What should have been a predictable crisis in which the question about who bears the debt burden – the creditors or the debtors – was resolved with smooth decisions and powerful financial assistance, quickly transformed the narrative into asking political and existential questions instead.
From the very beginning, the teleology driving the creation of the European Union was a desire to keep continent from another immolation by encouraging an idea of a “European citizen”, rather than deferring to the status quo of citizens with national entities. The idea was supposed to be an impetus for common cause.
History aside, and the Greeks are as saddled with long memories as are their European neighbours, the geography of the European landmass made the EU idea laudable but extremely difficult. In the north lies fertile and prosperous land. But the south is broken by mountains and cannot compete on riches. In other words, it’s not just human history that divides Europe.
Going even deeper, Germany was whole the point of the EU. Its inherent geographic vulnerability (threatened by France in the West with Russia in the East) and dynamism (blessed by the arable North European Plain) led to a Germany lashing out for security twice over a single century. The EU now constrains a rich but vulnerable Germany by offering security and ample trade partners.
The EU allows Germany to earn 50% of its GDP from exports, most of which are bought by other European members. This is a phenomenal export figure. And there is little chance, when the United States languishes in low growth and with a China not ready to pick up the consumption slack, Germany could maintain such high figures if the EU reaches a fragmentation point.

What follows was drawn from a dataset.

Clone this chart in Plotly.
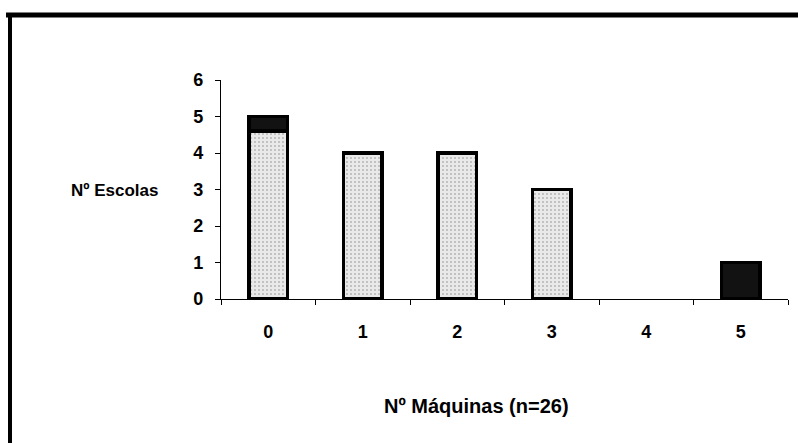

If this is the reality of the EU, and the current distribution of debtors (in the South) and creditors (in the North) certainly suggests accuracy, then it’s clear why the EU crisis is more than simply financial. The political and social crises forming the decisions about austerity and bailouts are complicating what might otherwise be tough but manageable.
Recently, geopolitical realities have called Greece and Britain’s bluff about threats of referendums – for now. Yet no matter how many bailout bandages are placed over Europe’s wounds, the fundamental splits resulting from geography’s cruel favours will remain. This worries Greece and Germany alike, although for very different reasons.
Ultimately, if there were a solution for the Greek financial problems, then policymakers would have found one already. But the situation appears largely insoluble without serious restructuring of the narrative and how it is discussed in Brussels.
Germany does not wish to leave, but it also wants to export in ever greater quantities. It will need to accept limits on this. Greece and the periphery countries cannot compete economically so will need to accept a ceiling on their collective lifestyles.
But the splits in Europe cannot let the necessary concessions occur, at least in the current political framework. Greece’s deadline for new funds will arrive and will likely be met with some of the required funds. There is nothing else to do. But the gaps between the members will only grow wider, weakening the power of the EU institutions.